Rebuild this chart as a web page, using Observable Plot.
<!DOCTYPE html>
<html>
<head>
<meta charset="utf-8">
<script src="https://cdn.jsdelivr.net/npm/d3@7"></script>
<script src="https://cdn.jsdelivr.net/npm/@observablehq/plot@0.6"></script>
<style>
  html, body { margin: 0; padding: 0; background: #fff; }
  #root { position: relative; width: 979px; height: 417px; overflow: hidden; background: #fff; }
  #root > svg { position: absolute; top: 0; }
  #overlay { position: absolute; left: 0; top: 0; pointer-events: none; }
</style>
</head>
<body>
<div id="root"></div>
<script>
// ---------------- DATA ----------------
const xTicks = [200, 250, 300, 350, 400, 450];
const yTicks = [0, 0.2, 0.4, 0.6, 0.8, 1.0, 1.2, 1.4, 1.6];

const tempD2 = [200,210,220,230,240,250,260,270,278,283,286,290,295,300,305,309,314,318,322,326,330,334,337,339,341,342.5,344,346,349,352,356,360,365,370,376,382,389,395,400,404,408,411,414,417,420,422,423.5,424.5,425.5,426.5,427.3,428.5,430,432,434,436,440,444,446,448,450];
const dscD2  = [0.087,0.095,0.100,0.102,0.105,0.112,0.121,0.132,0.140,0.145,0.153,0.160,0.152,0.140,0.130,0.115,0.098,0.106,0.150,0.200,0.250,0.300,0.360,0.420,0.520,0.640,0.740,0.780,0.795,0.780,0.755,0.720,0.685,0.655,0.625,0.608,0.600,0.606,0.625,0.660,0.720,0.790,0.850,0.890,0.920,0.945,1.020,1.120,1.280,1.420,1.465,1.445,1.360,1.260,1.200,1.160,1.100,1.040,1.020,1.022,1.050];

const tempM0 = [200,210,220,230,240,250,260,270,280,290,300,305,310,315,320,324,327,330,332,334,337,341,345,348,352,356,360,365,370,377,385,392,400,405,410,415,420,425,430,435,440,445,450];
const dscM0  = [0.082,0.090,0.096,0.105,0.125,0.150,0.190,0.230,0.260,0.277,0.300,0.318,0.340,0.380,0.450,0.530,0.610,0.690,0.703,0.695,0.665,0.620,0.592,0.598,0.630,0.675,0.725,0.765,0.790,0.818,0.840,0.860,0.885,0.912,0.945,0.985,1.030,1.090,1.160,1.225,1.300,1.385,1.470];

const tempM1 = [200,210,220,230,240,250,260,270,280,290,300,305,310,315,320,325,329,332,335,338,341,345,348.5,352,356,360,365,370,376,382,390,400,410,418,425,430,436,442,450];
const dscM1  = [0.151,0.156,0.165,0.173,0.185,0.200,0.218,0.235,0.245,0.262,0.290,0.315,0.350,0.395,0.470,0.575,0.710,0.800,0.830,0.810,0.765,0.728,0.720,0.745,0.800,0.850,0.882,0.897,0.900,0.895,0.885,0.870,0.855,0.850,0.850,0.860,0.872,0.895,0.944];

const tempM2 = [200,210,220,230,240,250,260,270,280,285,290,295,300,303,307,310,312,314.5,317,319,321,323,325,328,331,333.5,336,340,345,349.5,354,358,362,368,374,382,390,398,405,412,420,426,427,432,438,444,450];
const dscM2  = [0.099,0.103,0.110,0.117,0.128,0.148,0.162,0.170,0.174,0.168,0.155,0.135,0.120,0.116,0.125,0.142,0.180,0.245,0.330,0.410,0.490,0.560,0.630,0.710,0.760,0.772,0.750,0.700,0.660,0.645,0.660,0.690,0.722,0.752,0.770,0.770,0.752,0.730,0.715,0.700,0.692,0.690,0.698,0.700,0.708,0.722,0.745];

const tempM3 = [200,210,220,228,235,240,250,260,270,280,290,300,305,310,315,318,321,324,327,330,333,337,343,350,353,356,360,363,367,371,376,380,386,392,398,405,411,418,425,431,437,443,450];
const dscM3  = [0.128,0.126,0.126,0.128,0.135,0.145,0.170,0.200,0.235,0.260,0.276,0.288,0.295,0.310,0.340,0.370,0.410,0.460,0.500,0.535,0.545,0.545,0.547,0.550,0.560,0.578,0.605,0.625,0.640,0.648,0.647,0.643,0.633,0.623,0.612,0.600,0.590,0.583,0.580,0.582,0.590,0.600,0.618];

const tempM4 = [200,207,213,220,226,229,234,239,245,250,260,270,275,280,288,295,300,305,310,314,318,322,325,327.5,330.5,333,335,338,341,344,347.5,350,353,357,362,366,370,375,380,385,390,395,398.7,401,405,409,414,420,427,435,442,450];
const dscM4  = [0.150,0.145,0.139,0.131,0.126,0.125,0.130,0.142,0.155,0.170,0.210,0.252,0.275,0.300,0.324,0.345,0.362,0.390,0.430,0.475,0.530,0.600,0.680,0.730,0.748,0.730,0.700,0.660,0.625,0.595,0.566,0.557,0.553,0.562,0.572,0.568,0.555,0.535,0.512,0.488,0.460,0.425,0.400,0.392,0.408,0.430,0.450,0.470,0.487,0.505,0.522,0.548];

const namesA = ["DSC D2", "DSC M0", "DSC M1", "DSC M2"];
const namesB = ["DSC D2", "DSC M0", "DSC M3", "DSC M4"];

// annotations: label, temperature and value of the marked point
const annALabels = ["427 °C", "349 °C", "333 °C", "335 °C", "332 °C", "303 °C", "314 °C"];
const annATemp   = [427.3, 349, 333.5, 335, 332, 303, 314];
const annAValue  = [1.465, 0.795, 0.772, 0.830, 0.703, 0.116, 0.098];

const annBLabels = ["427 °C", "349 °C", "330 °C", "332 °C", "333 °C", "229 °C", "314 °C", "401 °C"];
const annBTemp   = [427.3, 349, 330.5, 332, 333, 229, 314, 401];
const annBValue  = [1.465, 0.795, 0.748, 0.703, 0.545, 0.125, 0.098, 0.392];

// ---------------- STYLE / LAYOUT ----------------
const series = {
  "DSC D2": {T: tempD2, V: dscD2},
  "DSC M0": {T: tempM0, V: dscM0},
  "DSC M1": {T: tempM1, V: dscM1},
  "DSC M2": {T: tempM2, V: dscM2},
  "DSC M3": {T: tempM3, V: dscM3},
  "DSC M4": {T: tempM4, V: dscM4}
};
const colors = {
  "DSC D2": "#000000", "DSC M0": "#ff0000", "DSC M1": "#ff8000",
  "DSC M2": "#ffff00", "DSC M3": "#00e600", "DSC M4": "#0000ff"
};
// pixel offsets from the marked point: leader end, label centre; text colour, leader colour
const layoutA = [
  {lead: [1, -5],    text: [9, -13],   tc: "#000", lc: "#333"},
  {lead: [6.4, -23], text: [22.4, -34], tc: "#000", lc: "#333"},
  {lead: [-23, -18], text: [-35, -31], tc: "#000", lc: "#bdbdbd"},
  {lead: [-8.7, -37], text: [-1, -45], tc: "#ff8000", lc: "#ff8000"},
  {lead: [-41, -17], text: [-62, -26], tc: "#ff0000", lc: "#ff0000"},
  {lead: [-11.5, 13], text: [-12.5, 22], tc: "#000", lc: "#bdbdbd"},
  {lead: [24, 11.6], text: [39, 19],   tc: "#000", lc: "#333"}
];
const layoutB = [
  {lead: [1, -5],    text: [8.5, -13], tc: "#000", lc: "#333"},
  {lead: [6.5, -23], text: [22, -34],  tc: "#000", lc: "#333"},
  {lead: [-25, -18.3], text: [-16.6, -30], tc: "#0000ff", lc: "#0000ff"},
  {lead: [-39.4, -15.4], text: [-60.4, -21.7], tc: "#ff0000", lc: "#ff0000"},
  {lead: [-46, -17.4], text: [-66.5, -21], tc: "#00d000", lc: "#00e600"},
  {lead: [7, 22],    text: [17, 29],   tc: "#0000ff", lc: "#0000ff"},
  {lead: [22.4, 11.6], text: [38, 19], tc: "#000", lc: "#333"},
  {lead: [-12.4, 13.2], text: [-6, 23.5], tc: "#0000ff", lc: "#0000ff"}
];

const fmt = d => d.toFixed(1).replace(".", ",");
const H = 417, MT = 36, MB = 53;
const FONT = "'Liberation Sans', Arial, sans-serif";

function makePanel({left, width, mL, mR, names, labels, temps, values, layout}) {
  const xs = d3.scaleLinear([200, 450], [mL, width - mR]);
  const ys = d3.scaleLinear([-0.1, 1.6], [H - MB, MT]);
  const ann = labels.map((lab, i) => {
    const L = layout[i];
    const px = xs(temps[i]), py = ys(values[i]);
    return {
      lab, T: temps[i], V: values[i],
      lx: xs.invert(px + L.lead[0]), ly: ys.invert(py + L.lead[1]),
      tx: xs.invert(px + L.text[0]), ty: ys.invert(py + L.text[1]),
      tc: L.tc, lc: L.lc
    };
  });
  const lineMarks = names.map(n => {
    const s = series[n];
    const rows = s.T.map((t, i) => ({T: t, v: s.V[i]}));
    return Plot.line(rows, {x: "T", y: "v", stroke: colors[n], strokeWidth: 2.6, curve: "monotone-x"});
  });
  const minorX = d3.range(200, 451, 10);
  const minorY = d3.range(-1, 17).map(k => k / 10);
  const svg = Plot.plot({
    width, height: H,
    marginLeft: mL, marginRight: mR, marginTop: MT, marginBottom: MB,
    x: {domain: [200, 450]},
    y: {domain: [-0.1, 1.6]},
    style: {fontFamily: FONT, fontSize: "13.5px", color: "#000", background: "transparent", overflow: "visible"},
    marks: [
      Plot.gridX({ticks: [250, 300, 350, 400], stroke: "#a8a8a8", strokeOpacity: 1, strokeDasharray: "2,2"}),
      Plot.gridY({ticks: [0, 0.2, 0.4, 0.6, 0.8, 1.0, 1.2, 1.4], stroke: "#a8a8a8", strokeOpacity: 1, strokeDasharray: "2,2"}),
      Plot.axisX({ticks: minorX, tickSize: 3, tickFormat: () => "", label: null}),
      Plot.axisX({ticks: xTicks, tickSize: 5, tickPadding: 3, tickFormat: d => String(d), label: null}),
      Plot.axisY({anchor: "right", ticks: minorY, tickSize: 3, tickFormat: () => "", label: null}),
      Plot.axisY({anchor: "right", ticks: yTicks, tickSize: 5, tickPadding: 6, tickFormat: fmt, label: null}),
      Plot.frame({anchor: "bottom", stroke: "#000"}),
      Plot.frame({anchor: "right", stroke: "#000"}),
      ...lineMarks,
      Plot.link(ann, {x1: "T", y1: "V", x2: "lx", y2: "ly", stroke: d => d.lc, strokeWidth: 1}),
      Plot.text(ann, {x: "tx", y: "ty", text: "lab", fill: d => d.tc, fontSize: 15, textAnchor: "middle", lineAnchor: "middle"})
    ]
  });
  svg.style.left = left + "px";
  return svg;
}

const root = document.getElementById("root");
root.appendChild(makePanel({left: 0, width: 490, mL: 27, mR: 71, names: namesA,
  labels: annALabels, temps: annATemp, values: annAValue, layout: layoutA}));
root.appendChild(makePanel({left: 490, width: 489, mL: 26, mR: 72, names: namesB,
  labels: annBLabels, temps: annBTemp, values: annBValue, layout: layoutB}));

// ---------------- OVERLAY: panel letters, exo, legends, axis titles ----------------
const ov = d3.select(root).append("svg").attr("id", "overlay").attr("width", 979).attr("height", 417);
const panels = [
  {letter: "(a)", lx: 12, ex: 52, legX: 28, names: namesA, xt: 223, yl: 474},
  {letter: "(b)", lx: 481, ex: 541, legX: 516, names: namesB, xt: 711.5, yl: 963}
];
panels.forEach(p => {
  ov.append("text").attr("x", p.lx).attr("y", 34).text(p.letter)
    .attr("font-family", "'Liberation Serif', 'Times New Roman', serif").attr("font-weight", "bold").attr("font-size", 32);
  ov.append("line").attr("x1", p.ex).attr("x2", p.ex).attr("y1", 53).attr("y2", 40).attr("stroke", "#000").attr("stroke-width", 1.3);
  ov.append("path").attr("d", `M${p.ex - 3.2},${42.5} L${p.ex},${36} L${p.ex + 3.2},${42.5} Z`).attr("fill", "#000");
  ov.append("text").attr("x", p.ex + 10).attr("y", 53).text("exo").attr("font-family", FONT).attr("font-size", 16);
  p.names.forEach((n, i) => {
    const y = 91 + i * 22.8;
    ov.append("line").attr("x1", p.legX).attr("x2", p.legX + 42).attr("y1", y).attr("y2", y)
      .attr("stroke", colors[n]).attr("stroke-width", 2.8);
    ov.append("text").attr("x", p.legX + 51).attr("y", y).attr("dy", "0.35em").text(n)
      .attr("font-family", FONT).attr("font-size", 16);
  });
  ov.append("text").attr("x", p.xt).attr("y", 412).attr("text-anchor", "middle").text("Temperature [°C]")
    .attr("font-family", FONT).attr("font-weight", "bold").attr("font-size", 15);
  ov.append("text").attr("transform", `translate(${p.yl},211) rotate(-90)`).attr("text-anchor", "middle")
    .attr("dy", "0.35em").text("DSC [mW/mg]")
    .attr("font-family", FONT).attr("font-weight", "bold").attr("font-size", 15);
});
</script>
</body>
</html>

- - - - -

From the first line of the data above to the line holding "1.2, 1.4, 1.6];", reproduce each line exactly; emit no other lines.

Rebuild this chart as a web page, using Observable Plot.
<!DOCTYPE html>
<html>
<head>
<meta charset="utf-8">
<script src="https://cdn.jsdelivr.net/npm/d3@7"></script>
<script src="https://cdn.jsdelivr.net/npm/@observablehq/plot@0.6"></script>
<style>
  html, body { margin: 0; padding: 0; background: #fff; }
  #root { position: relative; width: 979px; height: 417px; overflow: hidden; background: #fff; }
  #root > svg { position: absolute; top: 0; }
  #overlay { position: absolute; left: 0; top: 0; pointer-events: none; }
</style>
</head>
<body>
<div id="root"></div>
<script>
// ---------------- DATA ----------------
const xTicks = [200, 250, 300, 350, 400, 450];
const yTicks = [0, 0.2, 0.4, 0.6, 0.8, 1.0, 1.2, 1.4, 1.6];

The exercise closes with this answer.